The Stedelijk Museum and the Rietveld Academy have combined forces to present a selection of assignments completed by the graphic design department’s students in 2017

The Stedelijk Museum and the Gerrit Rietveld Academie in Amsterdam have a long history. In the early 1960s, it was Willem Sandberg, the director of the Stedelijk at the time, who proposed that the architect and furniture designer Gerrit Rietveld should design the academy building. There has traditionally been frequent contact between the museum and teachers from the Rietveld’s graphic design department. The Stedelijk’s collection contains work by the academy’s alumni and (former) teaching staff. The museum’s current house style was designed by Armand Mevis and Linda van Deursen, both former students at the Rietveld Academie, Van Deursen is a former head of the department. 

In this exhibition, the museum and the academy have combined to present work by the graphic design department’s students made over one semester in 2017 – from first-year students to recent graduates. The presentation was designed during a summer workshop and consists of a display, a format for information labels and a publication titled *See also – a lexicon of concepts and definitions used in design practice. 
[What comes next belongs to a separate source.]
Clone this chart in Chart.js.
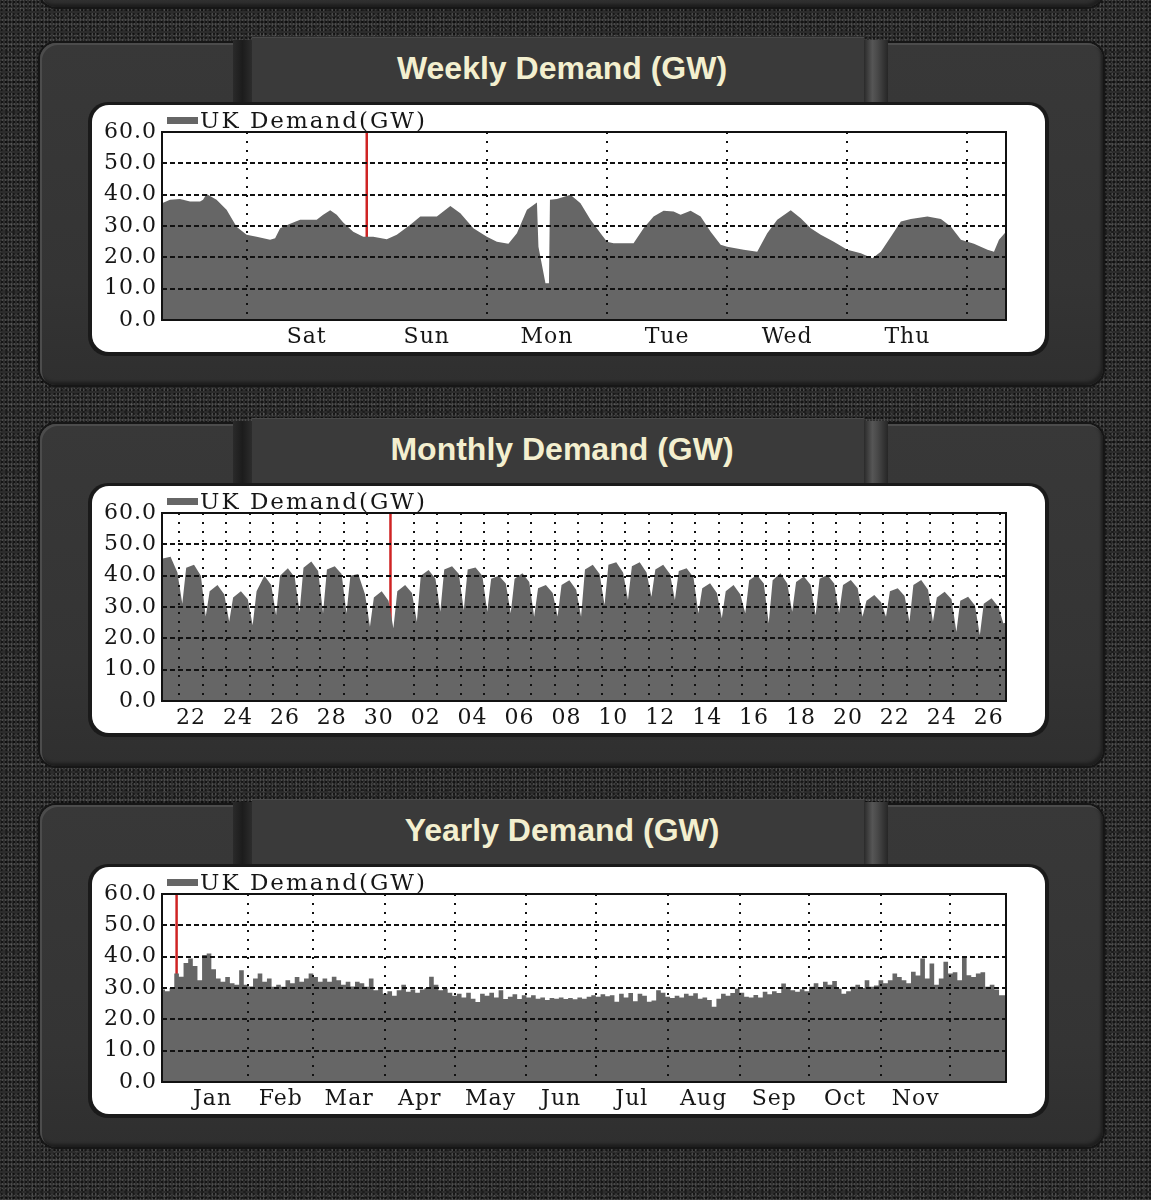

The exhibition at the Stedelijk is a cross-section of the Rietveld Academie’s graphic design program where students are encouraged to present information within a current cultural context, in a critical and personal way. Always in risk, yet never in danger shows the different stages of a learning process; the work is the result of an assignment, a question, or a study. Many of these designs never end up in the public domain and many have an almost prototypical quality to them: they are both an exercise and an expression of a desire to communicate in words and images.